Social change is often analogized to biological evolution, and that’s no accident; there are a number of similarities (though a number of differences as well, watch out). Modern evolutionary genetics makes one thing very clear: Don’t mutate too fast. You want to mutate, yes. But you want to mutate very slowly, making very tiny changes at a time. That way, natural selection has the opportunity to keep you on a good course toward improved fitness. If you mutate too fast, you destroy your current equilibrium and may not survive at all. (Indeed, there’s an easy way to mutate really fast: Stand next to a nuclear explosion, just outside the blast radius, so you only get the radiation. You’ll find it isn’t good for your fitness.) The optimal mutation rate for long-term fitness is extremely slow.
To see why, suppose you’re trying to change a mouse into an elephant, and all you can do is resize one bone, muscle, or organ at a time. (Sound ridiculous? Well, it’s actually where elephants come from.) If you tried to enlarge the head to elephant size right away, the whole animal would fall apart under its own weight. If you enlarge the legs first, now it can’t walk. Instead, what you have to do is make the legs 1% bigger, then the head 1% bigger, then the lungs 1% bigger, and so on, and keep cycling through this process many, many times. To make the animal a million times bigger, you need to increase each part by 1% a total of 1,390 times. (Probably not as many as you thought!) That will take a few million years, but it can be done. Has been, in fact.
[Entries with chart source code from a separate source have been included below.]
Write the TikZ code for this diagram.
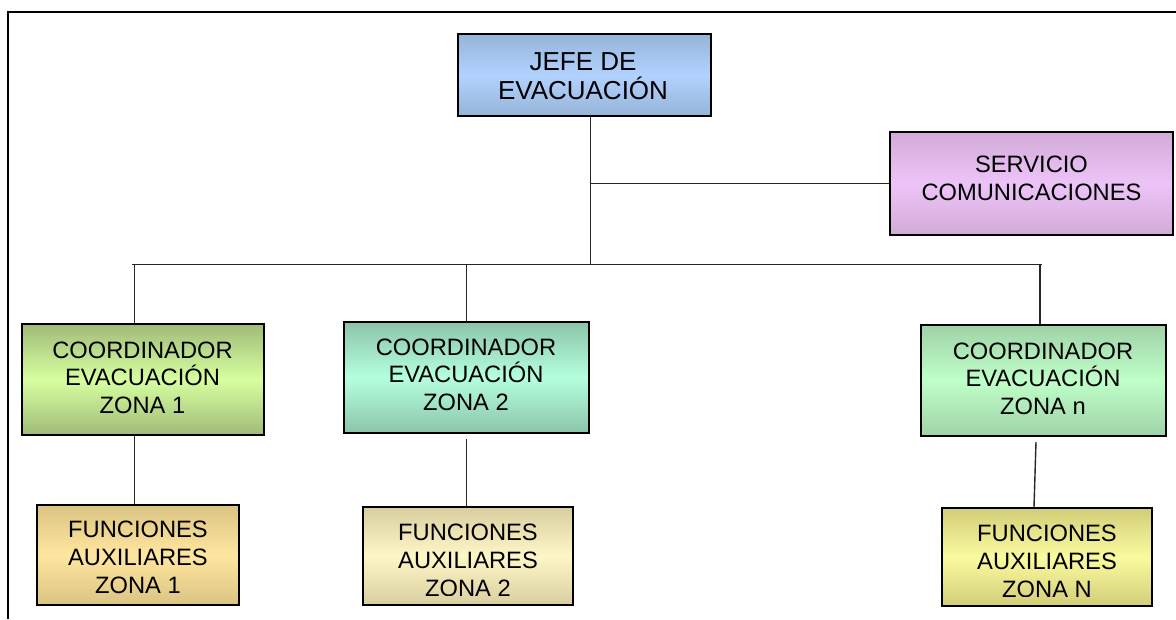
\documentclass[tikz,border=0pt]{standalone}
\usepackage{fontspec}
\setmainfont{Liberation Sans}
\definecolor{jefeE}{RGB}{150,180,216}\definecolor{jefeM}{RGB}{178,210,255}
\definecolor{servE}{RGB}{210,170,215}\definecolor{servM}{RGB}{236,196,248}
\definecolor{cAE}{RGB}{160,187,120}\definecolor{cAM}{RGB}{214,255,160}
\definecolor{cBE}{RGB}{140,196,170}\definecolor{cBM}{RGB}{180,255,222}
\definecolor{cNE}{RGB}{160,210,168}\definecolor{cNM}{RGB}{190,255,200}
\definecolor{fAE}{RGB}{218,196,130}\definecolor{fAM}{RGB}{255,230,160}
\definecolor{fBE}{RGB}{216,206,160}\definecolor{fBM}{RGB}{255,246,200}
\definecolor{fNE}{RGB}{210,206,120}\definecolor{fNM}{RGB}{250,250,160}
\tikzset{
  orgbox/.style n args={6}{draw=black, line width=1.7pt, rectangle, inner sep=0pt,
    minimum width={#3-#1}, minimum height={#4-#2},
    top color=#5, bottom color=#5, middle color=#6},
  lbl/.style={inner sep=0pt, align=center, font=\fontsize{23.7}{27.8}\selectfont},
  biglbl/.style={inner sep=0pt, align=center, font=\fontsize{26}{28.3}\selectfont},
  conn/.style={draw=black!85, line width=1.4pt},
  frame/.style={draw=black, line width=1.8pt}
}
\begin{document}
\begin{tikzpicture}[x=1pt,y=-1pt]
\useasboundingbox (0,0) rectangle (1176,619);
\draw[frame] (7.7,619) -- (7.7,12.3) -- (1176,12.3);
% boxes
\node[orgbox={458}{34}{711}{116}{jefeE}{jefeM}] (jefe) at (584.5,75) {};
\node[orgbox={890}{132}{1173}{235}{servE}{servM}] (serv) at (1031.5,183.5) {};
\node[orgbox={22}{324}{264}{435}{cAE}{cAM}] (c1) at (143,379.5) {};
\node[orgbox={344}{322}{589}{433}{cBE}{cBM}] (c2) at (466.5,377.5) {};
\node[orgbox={921}{325}{1166}{436}{cNE}{cNM}] (cn) at (1043.5,380.5) {};
\node[orgbox={37}{505}{239}{605}{fAE}{fAM}] (f1) at (138,555) {};
\node[orgbox={363}{507}{573}{605}{fBE}{fBM}] (f2) at (468,556) {};
\node[orgbox={942}{508}{1152}{606}{fNE}{fNM}] (fn) at (1047,557) {};
% texts
\node[biglbl] (jefeT) at (583,76.3) {JEFE DE\\EVACUACIÓN};
\node[lbl] (servT) at (1031.5,178.7) {SERVICIO\\COMUNICACIONES};
\node[lbl] (c1T) at (142.5,377.7) {COORDINADOR\\EVACUACIÓN\\ZONA 1};
\node[lbl] (c2T) at (466,374.7) {COORDINADOR\\EVACUACIÓN\\ZONA 2};
\node[lbl] (cnT) at (1043,378.7) {COORDINADOR\\EVACUACIÓN\\ZONA n};
\node[lbl] (f1T) at (138,557.3) {FUNCIONES\\AUXILIARES\\ZONA 1};
\begin{scope}
  \clip (f2.north west) rectangle ([yshift=10pt]f2.south east);
  \node[lbl] (f2T) at (468,560.3) {FUNCIONES\\AUXILIARES\\ZONA 2};
\end{scope}
\begin{scope}
  \clip (fn.north west) rectangle ([yshift=10pt]fn.south east);
  \node[lbl] (fnT) at (1047,561.3) {FUNCIONES\\AUXILIARES\\ZONA N};
\end{scope}
% connector points
\coordinate (busC) at (590.5,264.3);
\coordinate (busW) at (132,264.3);
\coordinate (busE) at (1042,264.3);
\coordinate (b1) at (134.5,264.3);
\coordinate (b2) at (466.5,264.3);
\coordinate (bn) at (1040,264.3);
\coordinate (cnB) at (1036,442);
\coordinate (fnT0) at (1034,508);
% connectors
\draw[conn] (busC |- jefe.south) -- (busC);
\draw[conn] (busC |- serv.west) -- (serv.west);
\draw[conn] (busW) -- (busE);
\draw[conn] (b1) -- (b1 |- c1.north);
\draw[conn] (b2) -- (b2 |- c2.north);
\draw[conn] (bn) -- (bn |- cn.north);
\draw[conn] (b1 |- c1.south) -- (b1 |- f1.north);
\draw[conn] ([yshift=-5pt]b2 |- c2.south) -- (b2 |- f2.north);
\draw[conn] (cnB) -- (fnT0 |- fn.north);
\end{tikzpicture}
\end{document}
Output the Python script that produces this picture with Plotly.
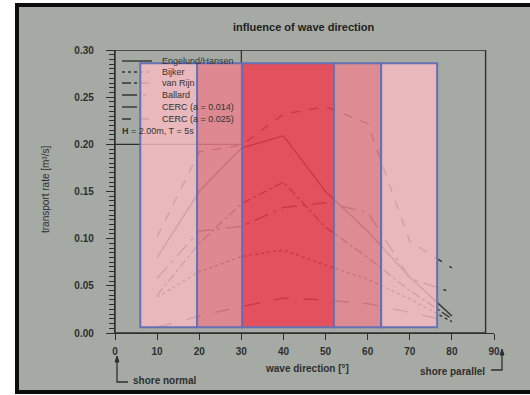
import plotly.graph_objects as go

# ---------------- data ----------------
directions = [10, 20, 30, 40, 50, 60, 70, 80]
engelund_hansen = [0.080, 0.150, 0.196, 0.209, 0.150, 0.108, 0.059, 0.018]
bijker = [0.038, 0.065, 0.081, 0.088, 0.072, 0.057, 0.036, 0.012]
van_rijn = [0.040, 0.095, 0.137, 0.160, 0.112, 0.080, 0.045, 0.015]
ballard = [0.058, 0.108, 0.113, 0.133, 0.138, 0.128, 0.058, 0.043]
cerc_014 = [0.006, 0.018, 0.028, 0.037, 0.035, 0.031, 0.022, 0.012]
cerc_025 = [0.102, 0.192, 0.199, 0.232, 0.240, 0.222, 0.097, 0.069]

series_names = ["Engelund/Hansen", "Bijker", "van Rijn", "Ballard",
                "CERC (a = 0.014)", "CERC (a = 0.025)"]
series_values = [engelund_hansen, bijker, van_rijn, ballard, cerc_014, cerc_025]
series_dash = ["solid", "dot", "dashdot", "longdashdot", "longdash", "dash"]

x_ticks = [0, 10, 20, 30, 40, 50, 60, 70, 80, 90]
y_ticks = [0.00, 0.05, 0.10, 0.15, 0.20, 0.25, 0.30]
y_tick_labels = ["0.00", "0.05", "0.10", "0.15", "0.20", "0.25", "0.30"]

# overlay bands (x edges in degrees) and their colours
band_edges = [6, 19.5, 30.2, 52, 63.2, 76.5]
band_colors = ["rgba(249,187,195,0.80)", "rgba(236,128,140,0.80)",
               "rgba(242,58,76,0.80)", "rgba(236,132,144,0.80)",
               "rgba(249,187,195,0.80)"]
band_bottom, band_top = 0.006, 0.286

# ---------------- figure ----------------
W, H = 530, 395
L, R, T, B = 115, 36, 50, 62
pw, ph = W - L - R, H - T - B


def px(x):
    return (x - L) / pw


def py(y):
    return (H - B - y) / ph


ink = "#2e2e2e"
font = "Liberation Sans, Arial, sans-serif"

fig = go.Figure()
for name, vals, dash in zip(series_names, series_values, series_dash):
    fig.add_trace(go.Scatter(x=directions, y=vals, mode="lines", name=name,
                             line=dict(color="#333333", width=1.4, dash=dash),
                             showlegend=False, hoverinfo="skip"))

shapes = []
# photo background + black frame
shapes.append(dict(type="rect", xref="paper", yref="paper", layer="below",
                   x0=px(17), x1=px(560), y0=py(392), y1=py(5),
                   fillcolor="#a5aba4", line=dict(color="#0c0c0c", width=4)))
# plot frame box
shapes.append(dict(type="rect", xref="x", yref="y", x0=0, x1=88, y0=0, y1=0.30,
                   line=dict(color=ink, width=1.4)))
# legend frame
shapes.append(dict(type="line", xref="x", yref="y", x0=30, x1=30, y0=0.20, y1=0.30,
                   line=dict(color=ink, width=1.2)))
shapes.append(dict(type="line", xref="x", yref="y", x0=0, x1=30, y0=0.20, y1=0.20,
                   line=dict(color=ink, width=1.2)))

annotations = []
leg_rows = [61, 72, 83, 95, 107, 119]
for name, dash, ry in zip(series_names, series_dash, leg_rows):
    shapes.append(dict(type="line", xref="paper", yref="paper",
                       x0=px(122), x1=px(152), y0=py(ry), y1=py(ry),
                       line=dict(color="#333333", width=1.4, dash=dash)))
    annotations.append(dict(text=name, xref="paper", yref="paper", x=px(160), y=py(ry),
                            xanchor="left", yanchor="middle", showarrow=False,
                            font=dict(family=font, size=9, color="#333333")))
annotations.append(dict(text="<b>H</b> = 2.00m, T = 5s", xref="paper", yref="paper",
                        x=px(120), y=py(131), xanchor="left", yanchor="middle",
                        showarrow=False, font=dict(family=font, size=9, color="#333333")))

# overlay bands
for x0, x1, c in zip(band_edges[:-1], band_edges[1:], band_colors):
    shapes.append(dict(type="rect", xref="x", yref="y", layer="above",
                       x0=x0, x1=x1, y0=band_bottom, y1=band_top,
                       fillcolor=c, line=dict(color="#6670b4", width=2)))

# shore normal / parallel markers (line + small arrow heads)
shapes.append(dict(type="path", xref="paper", yref="paper",
                   path=f"M {px(117)} {py(360)} L {px(117)} {py(382)} L {px(128)} {py(382)}",
                   line=dict(color=ink, width=1.3)))
shapes.append(dict(type="path", xref="paper", yref="paper",
                   path=f"M {px(115)} {py(362)} L {px(117)} {py(356)} L {px(119)} {py(362)} Z",
                   fillcolor=ink, line=dict(color=ink, width=1)))
shapes.append(dict(type="path", xref="paper", yref="paper",
                   path=f"M {px(491)} {py(370)} L {px(502)} {py(370)} L {px(502)} {py(352)}",
                   line=dict(color=ink, width=1.3)))
shapes.append(dict(type="path", xref="paper", yref="paper",
                   path=f"M {px(500)} {py(355)} L {px(502)} {py(349)} L {px(504)} {py(355)} Z",
                   fillcolor=ink, line=dict(color=ink, width=1)))

annotations.append(dict(text="<b>shore normal</b>", xref="paper", yref="paper",
                        x=px(131), y=py(380), xanchor="left", yanchor="middle",
                        showarrow=False, font=dict(family=font, size=10, color=ink)))
annotations.append(dict(text="<b>shore parallel</b>", xref="paper", yref="paper",
                        x=px(487), y=py(371), xanchor="right", yanchor="middle",
                        showarrow=False, font=dict(family=font, size=10, color=ink)))
annotations.append(dict(text="<b>influence of wave direction</b>", xref="paper", yref="paper",
                        x=px(303), y=py(27), xanchor="center", yanchor="middle",
                        showarrow=False, font=dict(family=font, size=11, color="#222222")))
annotations.append(dict(text="<b>wave direction [°]</b>", xref="paper", yref="paper",
                        x=px(307), y=py(368), xanchor="center", yanchor="middle",
                        showarrow=False, font=dict(family=font, size=10, color=ink)))
annotations.append(dict(text="transport rate [m³/s]", xref="paper", yref="paper",
                        x=px(45), y=py(190), xanchor="center", yanchor="middle",
                        textangle=-90, showarrow=False,
                        font=dict(family=font, size=10, color=ink)))

fig.update_layout(
    width=W, height=H,
    margin=dict(l=L, r=R, t=T, b=B),
    paper_bgcolor="#ffffff",
    plot_bgcolor="rgba(0,0,0,0)",
    showlegend=False,
    hovermode=False,
    shapes=shapes,
    annotations=annotations,
    font=dict(family=font, size=10, color=ink),
    xaxis=dict(range=[0, 90], tickvals=x_ticks, ticks="outside", ticklen=6,
               tickwidth=1.3, tickcolor=ink, showline=True, linecolor=ink, linewidth=1.4,
               showgrid=False, zeroline=False, ticklabelstandoff=3,
               tickfont=dict(family=font, size=10, color=ink, weight="bold")),
    yaxis=dict(range=[0, 0.30], tickvals=y_ticks, ticktext=y_tick_labels,
               ticks="outside", ticklen=8, tickwidth=1.3, tickcolor=ink,
               minor=dict(dtick=0.005, ticks="outside", ticklen=5, tickcolor=ink, tickwidth=1),
               showline=True, linecolor=ink, linewidth=1.4,
               showgrid=False, zeroline=False, ticklabelstandoff=10,
               tickfont=dict(family=font, size=10, color=ink, weight="bold")),
)

fig.write_html("out.html", config={"displayModeBar": False},
               post_script="document.body.style.margin='0px';document.body.style.overflow='hidden';")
Similarly, changing a society requires a complex system of interlocking parts to be changed. Not as complex as a mouse, perhaps; but still pretty complex. Because humans are intelligent (unlike genes), we can even get away with a more than 1% change along one dimension–like when we gave women the right to vote, that’s actually a 100% increase in the voting population. We can coordinate some changes so we don’t have to do them all strictly sequentially. But still, we can only change a few things at a time, and we can only change them a moderate amount. Try to change too rapidly, and the system becomes unstable; if you’re looking for a single explanation for why Communism in the USSR and PRC became so terrible, this seems like a pretty good one. Trying to change everything at once means giving way too much power to a small number of people–and then, predictably, that power gets abused. I hope the revolutions in the Middle East don’t go this way, but it looks like they will actually; because once again, we didn’t reform piece by piece, we tried to do a revolution all at once.
I can understand the temptation. So much is wrong with the world, shouldn’t we try to change it all as fast as we can? But no, we have to take it step by step. Otherwise, we might make it worse. And never doubt that it could be a lot worse.
Comments (1)
I agree with all of this. I’ve tried to say it before, but never managed to say it as well as this post.